** Start of Data provided **

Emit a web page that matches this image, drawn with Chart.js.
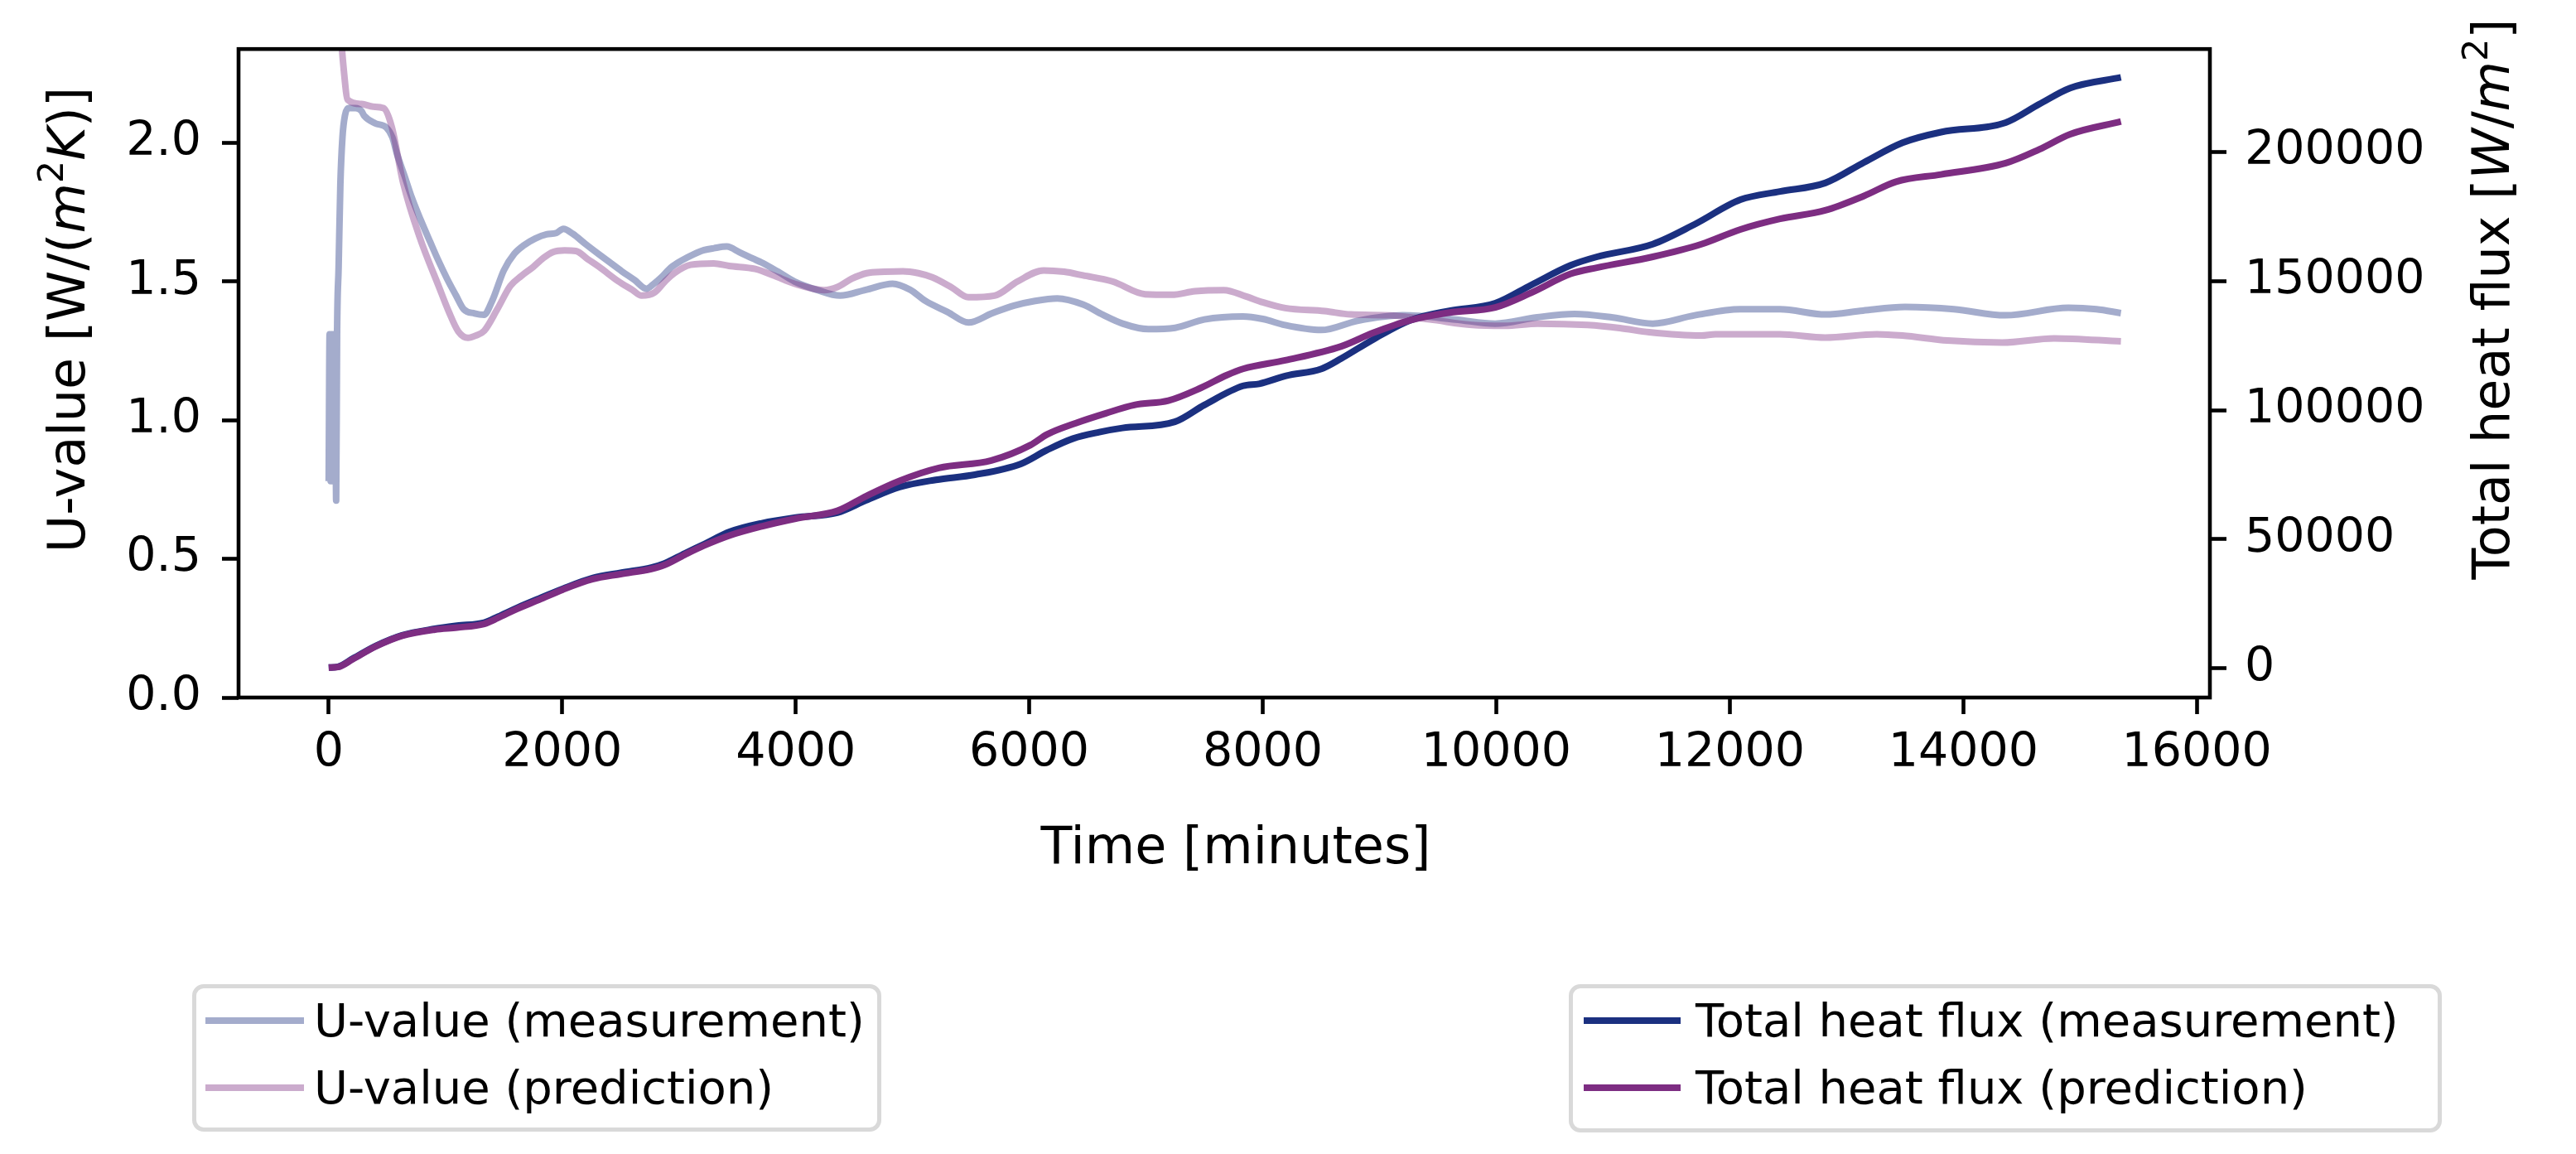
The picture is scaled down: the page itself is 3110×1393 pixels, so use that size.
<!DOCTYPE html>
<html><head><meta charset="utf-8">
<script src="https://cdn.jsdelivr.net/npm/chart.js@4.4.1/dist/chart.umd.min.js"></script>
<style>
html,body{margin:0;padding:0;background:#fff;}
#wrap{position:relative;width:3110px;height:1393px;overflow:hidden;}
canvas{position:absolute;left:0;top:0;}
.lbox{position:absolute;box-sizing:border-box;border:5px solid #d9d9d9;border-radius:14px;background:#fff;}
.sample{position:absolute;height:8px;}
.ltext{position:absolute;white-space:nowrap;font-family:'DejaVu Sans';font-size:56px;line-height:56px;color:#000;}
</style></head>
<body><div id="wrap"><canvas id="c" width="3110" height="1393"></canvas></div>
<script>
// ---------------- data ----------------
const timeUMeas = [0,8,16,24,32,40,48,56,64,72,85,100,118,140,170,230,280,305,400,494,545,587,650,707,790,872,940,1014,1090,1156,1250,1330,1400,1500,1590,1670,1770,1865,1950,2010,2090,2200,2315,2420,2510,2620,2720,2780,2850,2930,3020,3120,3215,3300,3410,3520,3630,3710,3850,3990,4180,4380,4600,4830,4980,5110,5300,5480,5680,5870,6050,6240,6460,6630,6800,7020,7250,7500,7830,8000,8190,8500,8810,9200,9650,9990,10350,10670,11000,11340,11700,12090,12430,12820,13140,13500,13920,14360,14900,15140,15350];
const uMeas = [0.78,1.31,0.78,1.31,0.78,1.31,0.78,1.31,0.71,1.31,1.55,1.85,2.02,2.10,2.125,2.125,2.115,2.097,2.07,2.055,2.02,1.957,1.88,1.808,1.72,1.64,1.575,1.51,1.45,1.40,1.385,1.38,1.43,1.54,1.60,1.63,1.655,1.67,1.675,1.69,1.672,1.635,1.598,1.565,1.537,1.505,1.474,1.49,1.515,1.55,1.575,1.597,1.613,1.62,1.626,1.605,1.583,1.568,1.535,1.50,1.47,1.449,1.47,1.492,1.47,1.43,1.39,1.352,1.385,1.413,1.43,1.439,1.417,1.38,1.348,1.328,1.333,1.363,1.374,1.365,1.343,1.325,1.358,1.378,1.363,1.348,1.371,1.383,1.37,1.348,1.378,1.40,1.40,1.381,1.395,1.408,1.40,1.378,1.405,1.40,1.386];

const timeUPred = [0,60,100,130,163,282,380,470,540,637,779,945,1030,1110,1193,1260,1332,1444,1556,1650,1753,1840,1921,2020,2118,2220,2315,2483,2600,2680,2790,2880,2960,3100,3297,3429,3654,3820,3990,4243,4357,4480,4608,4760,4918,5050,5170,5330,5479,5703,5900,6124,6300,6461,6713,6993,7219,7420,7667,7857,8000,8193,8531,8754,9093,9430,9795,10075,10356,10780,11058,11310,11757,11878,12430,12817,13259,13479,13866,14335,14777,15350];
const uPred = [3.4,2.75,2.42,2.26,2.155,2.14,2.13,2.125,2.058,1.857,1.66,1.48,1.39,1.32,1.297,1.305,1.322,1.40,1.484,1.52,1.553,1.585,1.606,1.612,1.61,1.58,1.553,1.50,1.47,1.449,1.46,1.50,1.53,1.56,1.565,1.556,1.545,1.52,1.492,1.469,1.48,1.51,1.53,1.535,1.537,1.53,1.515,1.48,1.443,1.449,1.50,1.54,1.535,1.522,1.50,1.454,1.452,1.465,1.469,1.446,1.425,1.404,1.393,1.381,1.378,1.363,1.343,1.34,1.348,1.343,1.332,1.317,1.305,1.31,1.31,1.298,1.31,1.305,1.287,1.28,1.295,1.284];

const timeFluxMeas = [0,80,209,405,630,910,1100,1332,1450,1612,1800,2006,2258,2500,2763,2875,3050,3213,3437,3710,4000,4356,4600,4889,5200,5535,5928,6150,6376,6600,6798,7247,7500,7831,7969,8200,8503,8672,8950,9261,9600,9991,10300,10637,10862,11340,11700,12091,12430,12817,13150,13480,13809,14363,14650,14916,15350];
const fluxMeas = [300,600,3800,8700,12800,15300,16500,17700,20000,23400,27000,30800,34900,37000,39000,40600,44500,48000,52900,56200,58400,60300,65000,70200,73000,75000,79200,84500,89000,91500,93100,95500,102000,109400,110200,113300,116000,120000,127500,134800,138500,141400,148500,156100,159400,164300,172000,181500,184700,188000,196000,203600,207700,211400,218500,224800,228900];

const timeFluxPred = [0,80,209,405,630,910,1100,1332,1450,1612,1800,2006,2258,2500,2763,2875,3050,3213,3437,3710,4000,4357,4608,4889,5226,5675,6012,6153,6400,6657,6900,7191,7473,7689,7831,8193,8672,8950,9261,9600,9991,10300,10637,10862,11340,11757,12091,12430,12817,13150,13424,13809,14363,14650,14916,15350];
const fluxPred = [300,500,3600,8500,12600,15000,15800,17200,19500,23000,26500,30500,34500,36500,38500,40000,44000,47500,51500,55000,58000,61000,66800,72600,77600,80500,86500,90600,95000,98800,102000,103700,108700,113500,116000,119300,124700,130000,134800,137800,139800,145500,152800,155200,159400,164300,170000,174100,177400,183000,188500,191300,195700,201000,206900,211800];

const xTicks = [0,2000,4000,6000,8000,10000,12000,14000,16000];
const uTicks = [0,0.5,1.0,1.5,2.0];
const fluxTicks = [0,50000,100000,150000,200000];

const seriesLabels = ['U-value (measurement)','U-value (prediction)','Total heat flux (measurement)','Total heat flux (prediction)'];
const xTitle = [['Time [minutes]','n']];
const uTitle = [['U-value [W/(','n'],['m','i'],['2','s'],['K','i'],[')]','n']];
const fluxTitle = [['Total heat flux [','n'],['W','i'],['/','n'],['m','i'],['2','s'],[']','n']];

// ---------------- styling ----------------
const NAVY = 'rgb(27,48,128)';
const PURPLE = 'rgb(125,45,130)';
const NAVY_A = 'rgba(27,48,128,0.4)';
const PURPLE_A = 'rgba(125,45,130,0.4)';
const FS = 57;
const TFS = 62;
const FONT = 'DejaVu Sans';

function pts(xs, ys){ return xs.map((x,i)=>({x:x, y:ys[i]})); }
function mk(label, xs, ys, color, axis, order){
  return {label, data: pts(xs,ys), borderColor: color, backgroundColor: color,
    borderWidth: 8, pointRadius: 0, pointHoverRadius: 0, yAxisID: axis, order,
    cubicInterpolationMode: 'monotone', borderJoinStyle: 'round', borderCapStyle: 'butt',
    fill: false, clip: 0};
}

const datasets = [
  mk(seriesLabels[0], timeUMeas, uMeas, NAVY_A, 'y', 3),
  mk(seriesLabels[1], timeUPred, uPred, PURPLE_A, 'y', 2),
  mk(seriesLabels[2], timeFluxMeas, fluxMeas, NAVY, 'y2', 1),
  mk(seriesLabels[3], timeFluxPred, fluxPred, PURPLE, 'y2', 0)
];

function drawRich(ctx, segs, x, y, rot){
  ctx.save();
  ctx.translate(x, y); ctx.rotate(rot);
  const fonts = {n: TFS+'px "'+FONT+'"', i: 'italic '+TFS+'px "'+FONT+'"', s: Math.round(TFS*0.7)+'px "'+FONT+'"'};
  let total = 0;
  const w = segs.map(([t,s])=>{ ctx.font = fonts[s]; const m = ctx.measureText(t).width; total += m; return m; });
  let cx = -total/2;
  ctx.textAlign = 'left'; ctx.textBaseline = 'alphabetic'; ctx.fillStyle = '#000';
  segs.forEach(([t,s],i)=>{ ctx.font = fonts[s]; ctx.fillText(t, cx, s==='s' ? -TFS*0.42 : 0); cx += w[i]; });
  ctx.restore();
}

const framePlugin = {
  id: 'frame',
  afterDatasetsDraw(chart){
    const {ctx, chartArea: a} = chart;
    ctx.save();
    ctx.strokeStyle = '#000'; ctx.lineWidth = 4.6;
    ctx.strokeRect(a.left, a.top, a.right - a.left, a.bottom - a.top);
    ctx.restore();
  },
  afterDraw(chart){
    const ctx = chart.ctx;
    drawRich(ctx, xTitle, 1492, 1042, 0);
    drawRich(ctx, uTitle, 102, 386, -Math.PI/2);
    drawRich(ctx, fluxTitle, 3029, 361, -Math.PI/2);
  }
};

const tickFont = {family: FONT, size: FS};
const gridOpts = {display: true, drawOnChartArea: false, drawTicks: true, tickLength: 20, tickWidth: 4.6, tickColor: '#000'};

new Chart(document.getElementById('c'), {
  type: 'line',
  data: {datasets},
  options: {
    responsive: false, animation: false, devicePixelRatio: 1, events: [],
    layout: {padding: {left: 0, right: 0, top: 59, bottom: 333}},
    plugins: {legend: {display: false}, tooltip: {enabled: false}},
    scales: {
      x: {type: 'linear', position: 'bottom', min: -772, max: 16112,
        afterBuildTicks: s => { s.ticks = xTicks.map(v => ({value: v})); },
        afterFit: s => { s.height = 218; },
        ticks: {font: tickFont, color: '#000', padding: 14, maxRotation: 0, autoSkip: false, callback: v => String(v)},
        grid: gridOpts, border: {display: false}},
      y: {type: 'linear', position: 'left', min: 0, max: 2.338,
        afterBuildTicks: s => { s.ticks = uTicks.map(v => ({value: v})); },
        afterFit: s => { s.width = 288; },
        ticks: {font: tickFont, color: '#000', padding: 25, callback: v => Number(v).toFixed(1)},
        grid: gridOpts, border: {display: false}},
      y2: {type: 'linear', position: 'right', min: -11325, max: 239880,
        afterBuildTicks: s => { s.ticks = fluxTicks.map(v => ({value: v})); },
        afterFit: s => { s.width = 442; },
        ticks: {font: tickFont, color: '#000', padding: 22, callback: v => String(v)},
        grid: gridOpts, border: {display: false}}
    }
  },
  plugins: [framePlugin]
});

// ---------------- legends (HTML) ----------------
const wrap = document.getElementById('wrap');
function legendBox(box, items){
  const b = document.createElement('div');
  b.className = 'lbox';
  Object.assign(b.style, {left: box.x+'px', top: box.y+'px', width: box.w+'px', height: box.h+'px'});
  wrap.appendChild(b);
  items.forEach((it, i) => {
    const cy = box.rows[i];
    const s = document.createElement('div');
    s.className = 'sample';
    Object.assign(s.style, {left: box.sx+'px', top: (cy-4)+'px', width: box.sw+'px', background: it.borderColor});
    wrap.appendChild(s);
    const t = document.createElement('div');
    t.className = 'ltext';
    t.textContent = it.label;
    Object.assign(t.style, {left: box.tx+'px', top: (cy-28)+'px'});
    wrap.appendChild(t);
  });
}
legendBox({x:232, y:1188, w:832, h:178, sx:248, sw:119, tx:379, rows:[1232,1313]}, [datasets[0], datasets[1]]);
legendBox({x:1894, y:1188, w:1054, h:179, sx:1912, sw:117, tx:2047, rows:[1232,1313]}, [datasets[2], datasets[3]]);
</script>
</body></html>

** End of Data provided **

Set exercise: For the material, find the number of lines holding the word "page" and give that figure and nothing more.

Response to the exercise: 2